Pembunuh Sadis Anggota Parlemen Inggris Dikenal Sopan dan Lembut

Saudara tiri dan ibunya tak percaya Thomas Mair--si pembunuh Jo Cox-- anggota parlemen Inggris mampu melakukan perbuatan keji.

Liputan6.com, Leeds - Jo Cox, anggota parlemen Inggris yang tewas ditembak dan ditikam, diduga dibunuh salah satu anggota konstituennya. Pembunuh itu tinggal di seputaran Yorkshire dan dikenal sebagai tukang kebun.

Polisi sedang menginvestigasi pria bernama Thomas Mair. Diduga, pria yang dikenal sopan dan lembut oleh para tetangganya itu memiliki pandangan politik yang berbahaya. Hal itu terungkap oleh salah seorang saksi saat ia mendengar Mair berteriak "Britain First"-- kelompok yang menolak Inggris tetap dengan Uni Eropa--saat ia menyerang Cox pada Kamis, 16 Juni sore.

Foto pembunuh yang beredar dikenal dengan nama Tom atau Tommy bagi mereka yang mengenalnya dekat. Para tetangga mengatakan ia sosok yang sopan dan penyayang meskipun penyendiri.

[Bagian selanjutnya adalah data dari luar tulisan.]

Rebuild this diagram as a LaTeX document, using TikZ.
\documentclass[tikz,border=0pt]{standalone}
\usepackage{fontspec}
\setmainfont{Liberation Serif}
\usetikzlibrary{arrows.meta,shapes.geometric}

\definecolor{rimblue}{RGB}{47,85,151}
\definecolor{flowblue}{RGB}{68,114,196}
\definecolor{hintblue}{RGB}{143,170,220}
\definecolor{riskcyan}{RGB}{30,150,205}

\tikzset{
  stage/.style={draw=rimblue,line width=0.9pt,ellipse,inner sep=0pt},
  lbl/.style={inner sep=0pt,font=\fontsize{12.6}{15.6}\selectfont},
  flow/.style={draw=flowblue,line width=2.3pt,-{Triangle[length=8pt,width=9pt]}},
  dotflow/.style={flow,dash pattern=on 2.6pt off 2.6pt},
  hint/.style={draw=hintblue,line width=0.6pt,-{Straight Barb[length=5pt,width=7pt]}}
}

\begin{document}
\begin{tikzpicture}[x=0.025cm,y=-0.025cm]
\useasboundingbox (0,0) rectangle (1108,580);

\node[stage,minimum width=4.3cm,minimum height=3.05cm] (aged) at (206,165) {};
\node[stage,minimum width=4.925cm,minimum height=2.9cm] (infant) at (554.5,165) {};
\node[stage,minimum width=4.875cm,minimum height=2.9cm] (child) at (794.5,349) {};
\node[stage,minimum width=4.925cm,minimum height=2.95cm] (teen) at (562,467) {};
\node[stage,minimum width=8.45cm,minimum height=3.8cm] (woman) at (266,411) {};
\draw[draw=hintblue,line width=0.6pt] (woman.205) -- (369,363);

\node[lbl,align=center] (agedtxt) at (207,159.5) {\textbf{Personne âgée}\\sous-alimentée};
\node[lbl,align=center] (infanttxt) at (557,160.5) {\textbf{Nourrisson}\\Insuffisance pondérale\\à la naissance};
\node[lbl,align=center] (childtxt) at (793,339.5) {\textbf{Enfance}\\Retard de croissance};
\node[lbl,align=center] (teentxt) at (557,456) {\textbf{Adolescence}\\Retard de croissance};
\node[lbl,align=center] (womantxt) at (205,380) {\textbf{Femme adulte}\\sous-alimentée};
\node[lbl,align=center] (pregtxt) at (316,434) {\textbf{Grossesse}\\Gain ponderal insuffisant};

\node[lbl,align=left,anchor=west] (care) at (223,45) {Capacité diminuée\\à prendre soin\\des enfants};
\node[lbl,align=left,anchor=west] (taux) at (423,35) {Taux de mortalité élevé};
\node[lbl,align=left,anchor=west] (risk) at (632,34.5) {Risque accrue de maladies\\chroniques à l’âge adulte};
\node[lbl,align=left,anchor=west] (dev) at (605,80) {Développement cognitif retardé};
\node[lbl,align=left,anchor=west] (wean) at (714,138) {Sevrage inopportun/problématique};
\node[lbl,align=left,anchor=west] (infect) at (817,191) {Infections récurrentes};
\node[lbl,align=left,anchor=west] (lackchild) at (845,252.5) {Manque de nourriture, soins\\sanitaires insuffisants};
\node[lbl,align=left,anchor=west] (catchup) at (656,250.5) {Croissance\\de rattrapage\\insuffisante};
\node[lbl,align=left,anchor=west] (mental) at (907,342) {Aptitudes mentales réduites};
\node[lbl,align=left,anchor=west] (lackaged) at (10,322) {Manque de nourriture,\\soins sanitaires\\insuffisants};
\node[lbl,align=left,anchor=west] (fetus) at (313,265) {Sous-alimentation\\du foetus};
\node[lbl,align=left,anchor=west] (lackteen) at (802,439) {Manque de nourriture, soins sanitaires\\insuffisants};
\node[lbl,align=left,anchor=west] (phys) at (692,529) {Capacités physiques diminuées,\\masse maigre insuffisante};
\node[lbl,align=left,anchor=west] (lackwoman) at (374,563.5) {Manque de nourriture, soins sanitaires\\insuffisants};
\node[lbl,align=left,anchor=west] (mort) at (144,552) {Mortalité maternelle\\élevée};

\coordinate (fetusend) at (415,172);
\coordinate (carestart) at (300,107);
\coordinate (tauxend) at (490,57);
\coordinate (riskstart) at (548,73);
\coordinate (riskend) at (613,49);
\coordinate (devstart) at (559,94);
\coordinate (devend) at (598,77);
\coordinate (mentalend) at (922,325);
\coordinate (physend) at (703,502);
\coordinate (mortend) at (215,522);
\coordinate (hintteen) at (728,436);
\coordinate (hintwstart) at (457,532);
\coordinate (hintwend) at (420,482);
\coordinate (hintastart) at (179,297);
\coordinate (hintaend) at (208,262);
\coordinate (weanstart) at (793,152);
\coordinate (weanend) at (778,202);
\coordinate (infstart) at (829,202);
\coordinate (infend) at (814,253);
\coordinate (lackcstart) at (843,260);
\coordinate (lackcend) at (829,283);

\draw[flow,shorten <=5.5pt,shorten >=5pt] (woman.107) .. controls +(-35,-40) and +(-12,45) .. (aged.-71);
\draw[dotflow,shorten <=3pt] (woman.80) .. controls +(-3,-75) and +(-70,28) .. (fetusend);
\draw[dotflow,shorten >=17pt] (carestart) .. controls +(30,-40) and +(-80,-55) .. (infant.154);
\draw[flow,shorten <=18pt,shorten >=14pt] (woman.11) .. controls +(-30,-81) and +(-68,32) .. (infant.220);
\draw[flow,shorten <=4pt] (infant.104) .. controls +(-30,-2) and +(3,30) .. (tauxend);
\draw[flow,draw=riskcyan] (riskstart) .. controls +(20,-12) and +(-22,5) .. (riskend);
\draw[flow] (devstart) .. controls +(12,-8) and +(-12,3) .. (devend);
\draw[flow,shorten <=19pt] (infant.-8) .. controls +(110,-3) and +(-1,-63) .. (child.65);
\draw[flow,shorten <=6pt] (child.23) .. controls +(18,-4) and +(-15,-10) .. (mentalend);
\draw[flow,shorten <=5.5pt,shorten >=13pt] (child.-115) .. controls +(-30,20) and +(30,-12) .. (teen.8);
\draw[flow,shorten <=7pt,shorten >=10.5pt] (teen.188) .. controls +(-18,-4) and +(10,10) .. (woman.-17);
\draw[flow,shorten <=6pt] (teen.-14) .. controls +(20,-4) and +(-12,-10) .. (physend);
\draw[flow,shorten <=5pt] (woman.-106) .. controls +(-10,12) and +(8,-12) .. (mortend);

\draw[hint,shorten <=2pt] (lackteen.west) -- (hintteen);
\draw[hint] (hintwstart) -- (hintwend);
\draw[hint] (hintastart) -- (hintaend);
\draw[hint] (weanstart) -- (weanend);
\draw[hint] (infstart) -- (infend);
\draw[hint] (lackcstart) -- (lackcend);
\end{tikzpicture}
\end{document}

Saudara tiri Tom membeberkan bahwa pria 52 tahun itu kerap menjadi sukarelawan di sekolah anak berkebutuhan khusus selama beberapa tahun dan tak pernah berbuat rasis terhadap siapa pun.

"Saudaraku adalah anak yang baik yang selalu belanja kebutuhan ibu kami dan mengunjunginya tiap Rabu hanya untuk menemaninya nonton film," kata Duane St. Louis, saudara tiri yang berbeda warna kulit itu, seperti dilansir dari The Guardian, Jumat (17/6/2016).

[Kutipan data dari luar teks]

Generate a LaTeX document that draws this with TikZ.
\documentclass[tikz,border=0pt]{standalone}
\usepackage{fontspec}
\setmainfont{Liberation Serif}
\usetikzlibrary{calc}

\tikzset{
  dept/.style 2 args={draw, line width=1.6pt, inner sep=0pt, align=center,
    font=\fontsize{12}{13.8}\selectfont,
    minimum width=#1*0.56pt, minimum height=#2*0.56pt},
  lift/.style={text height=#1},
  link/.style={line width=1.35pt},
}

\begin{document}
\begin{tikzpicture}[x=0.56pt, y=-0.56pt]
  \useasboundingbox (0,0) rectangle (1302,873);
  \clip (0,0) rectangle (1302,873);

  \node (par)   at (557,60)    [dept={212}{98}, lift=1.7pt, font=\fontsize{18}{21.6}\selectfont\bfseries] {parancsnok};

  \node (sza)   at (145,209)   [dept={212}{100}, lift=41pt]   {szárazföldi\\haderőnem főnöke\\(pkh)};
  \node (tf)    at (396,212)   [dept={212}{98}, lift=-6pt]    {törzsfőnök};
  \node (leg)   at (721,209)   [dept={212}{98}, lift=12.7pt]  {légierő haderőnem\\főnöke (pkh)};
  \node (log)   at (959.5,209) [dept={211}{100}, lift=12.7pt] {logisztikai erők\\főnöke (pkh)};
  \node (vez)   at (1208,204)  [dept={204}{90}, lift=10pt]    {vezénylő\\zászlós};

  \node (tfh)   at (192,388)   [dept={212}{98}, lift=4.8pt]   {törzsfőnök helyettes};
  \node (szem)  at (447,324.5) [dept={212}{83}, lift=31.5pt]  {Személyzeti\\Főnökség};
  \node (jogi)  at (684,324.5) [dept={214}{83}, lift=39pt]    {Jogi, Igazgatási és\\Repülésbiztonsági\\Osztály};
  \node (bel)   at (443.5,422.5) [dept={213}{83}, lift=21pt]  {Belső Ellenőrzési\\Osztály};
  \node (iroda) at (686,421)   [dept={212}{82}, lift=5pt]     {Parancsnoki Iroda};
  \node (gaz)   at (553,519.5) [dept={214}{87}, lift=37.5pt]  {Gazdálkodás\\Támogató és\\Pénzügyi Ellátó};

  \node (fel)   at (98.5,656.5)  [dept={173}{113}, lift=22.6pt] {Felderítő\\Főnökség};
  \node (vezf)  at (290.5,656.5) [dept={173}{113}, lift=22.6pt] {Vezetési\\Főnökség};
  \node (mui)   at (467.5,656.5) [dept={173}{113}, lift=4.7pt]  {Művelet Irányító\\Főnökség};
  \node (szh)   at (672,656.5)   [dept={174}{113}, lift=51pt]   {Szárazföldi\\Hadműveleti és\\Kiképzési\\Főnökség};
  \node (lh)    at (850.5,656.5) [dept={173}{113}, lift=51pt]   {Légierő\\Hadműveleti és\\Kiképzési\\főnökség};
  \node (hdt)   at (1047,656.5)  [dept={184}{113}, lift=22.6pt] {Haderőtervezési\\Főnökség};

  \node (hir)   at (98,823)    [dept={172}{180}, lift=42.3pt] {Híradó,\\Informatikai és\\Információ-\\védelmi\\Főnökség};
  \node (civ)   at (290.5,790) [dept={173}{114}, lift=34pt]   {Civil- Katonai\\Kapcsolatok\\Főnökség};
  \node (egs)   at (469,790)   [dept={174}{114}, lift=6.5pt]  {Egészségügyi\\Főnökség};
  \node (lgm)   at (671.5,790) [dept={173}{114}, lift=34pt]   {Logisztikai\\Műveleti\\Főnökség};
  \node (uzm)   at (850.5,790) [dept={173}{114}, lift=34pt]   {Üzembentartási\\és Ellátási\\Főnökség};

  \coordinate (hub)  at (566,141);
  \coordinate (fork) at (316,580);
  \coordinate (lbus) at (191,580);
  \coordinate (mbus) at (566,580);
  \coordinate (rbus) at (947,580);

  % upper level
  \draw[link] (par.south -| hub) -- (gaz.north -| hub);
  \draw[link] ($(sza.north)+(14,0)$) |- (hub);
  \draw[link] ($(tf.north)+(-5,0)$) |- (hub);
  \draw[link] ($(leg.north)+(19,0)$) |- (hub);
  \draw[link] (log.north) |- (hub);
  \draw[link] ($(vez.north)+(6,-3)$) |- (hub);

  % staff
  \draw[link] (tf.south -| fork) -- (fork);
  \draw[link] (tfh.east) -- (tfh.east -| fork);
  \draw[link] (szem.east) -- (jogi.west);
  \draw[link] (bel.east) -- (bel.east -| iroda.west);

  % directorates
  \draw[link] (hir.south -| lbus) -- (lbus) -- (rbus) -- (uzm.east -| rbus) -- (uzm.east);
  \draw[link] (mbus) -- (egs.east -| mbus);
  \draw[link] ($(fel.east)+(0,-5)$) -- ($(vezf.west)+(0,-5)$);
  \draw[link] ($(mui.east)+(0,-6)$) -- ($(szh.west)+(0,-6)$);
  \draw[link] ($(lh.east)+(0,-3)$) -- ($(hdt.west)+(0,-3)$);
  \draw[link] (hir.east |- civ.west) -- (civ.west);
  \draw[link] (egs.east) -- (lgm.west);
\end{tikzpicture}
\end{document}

Mair tidak tumbuh bersama sang ibu, melainkan bersama neneknya yang telah meninggal tahun 1996. Mereka tinggal di rumah kayu di Kota Birstall, 15 menit jalan kaki ke lokasi di mana parlemen Inggris itu tewas.

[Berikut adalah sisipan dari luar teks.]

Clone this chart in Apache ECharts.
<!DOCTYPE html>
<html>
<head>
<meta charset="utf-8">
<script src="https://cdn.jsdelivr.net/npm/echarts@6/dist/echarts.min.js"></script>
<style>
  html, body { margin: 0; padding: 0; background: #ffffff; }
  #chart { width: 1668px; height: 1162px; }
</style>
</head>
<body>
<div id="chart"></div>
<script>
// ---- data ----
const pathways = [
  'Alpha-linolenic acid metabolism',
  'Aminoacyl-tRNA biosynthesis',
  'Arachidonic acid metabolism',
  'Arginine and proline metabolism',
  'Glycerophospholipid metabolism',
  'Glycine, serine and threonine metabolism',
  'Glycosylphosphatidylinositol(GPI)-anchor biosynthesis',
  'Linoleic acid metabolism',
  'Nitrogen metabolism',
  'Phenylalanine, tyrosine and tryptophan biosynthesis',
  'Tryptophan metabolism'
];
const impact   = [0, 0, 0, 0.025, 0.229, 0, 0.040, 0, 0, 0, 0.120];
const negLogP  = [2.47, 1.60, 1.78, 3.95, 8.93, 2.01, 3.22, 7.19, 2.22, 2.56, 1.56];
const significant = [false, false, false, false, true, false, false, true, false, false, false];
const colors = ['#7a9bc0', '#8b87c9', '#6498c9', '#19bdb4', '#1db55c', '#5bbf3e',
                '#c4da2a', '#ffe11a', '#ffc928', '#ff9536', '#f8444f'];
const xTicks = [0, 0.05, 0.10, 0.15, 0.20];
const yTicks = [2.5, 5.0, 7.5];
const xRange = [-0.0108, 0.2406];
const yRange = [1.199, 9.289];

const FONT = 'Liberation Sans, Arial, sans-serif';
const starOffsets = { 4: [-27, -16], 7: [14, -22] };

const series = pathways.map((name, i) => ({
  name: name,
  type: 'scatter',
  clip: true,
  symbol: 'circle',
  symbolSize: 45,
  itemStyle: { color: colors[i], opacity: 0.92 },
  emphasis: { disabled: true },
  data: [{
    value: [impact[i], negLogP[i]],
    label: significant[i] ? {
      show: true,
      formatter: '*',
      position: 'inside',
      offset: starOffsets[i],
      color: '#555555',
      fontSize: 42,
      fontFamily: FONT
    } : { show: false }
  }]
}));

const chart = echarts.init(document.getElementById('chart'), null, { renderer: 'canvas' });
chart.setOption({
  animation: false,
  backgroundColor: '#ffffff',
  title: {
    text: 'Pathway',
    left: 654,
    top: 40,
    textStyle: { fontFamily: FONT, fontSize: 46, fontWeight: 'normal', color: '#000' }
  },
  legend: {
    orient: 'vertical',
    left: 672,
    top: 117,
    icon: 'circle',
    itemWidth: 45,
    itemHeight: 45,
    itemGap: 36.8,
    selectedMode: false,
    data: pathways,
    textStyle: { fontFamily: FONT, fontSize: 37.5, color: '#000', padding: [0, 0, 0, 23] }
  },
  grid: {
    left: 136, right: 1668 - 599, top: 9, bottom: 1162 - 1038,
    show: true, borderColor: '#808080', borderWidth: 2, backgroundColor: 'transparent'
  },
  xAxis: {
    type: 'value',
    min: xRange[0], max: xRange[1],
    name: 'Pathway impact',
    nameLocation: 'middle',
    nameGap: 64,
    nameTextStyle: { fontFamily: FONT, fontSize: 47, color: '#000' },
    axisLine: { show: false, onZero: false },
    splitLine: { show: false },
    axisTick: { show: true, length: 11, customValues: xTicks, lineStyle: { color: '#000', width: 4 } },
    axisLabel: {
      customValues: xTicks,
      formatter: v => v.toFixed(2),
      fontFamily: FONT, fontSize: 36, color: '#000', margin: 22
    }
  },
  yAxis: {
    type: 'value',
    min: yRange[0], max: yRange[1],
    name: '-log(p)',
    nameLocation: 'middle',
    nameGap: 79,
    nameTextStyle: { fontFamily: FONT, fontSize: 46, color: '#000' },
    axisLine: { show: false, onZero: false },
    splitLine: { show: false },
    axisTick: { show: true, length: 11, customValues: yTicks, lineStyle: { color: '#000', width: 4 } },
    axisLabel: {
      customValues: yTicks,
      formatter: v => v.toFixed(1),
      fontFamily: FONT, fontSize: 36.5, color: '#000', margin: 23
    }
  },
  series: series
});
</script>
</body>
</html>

Menurut St. Louis, saudaranya itu tinggal sendiri sepeninggal neneknya. Ia tak pernah menikah dan punya anak, juga tak punya pacar.

Meski Mair sudah tinggal di rumah itu selama 40 tahun, tak banyak yang mengetahui kepribadiannya. Ia dikenal sebagai pria pendiam dan sopan serta kerap menjadi sukarelawan membersihkan kebun. Banyak orang percaya Mair memiliki masalah mental.

Foto diri dan wawancaranya pernah tercantum pada koran lokal, tahun 2011 dan tahun lalu. "Aku bisa berkata jujur, bekerja sukarela lebih baik dari pengobatan psikoterapi," kata Meir kepada surat kabar itu.

"Seluruh masalah di dunia akan terpecahkan jika kita mau melakukan sesuatu seperti bekerja sosial. Keluar rumah dan bertemu orang lain akan sangat kita," demikian kata Meir.

St. Louis tak percaya saudaranya yang lembut itu mampu melakukan perbuatan keji seperti itu. "Seperti mimpi. Aku tak percaya ia mampu melakukan seperti itu."

Demikian pula dengan ibu Mair, Marry yang tak percaya anaknya mampu melakukan pembunuhan sadis.

"Satu-satunya obsesi anakku itu adalah buku. Rumahnya penuh dengan buku. Membunuh bukan karakternya," ujar Marry.

Polisi belum menjelaskan secara detil kasus penyerangan Cox tersebut. Motif di balik tindakan sadis pelaku juga belum diketahui.

"Ini adalah penyelidikan yang sangat penting, ada banyak saksi yang memberikan keterangan pada polisi saat ini," kata Collins, seperti dikutip dari CNN. "Investigasi menyeluruh sedang dilakukan untuk mencari tahu motif dari serangan ini."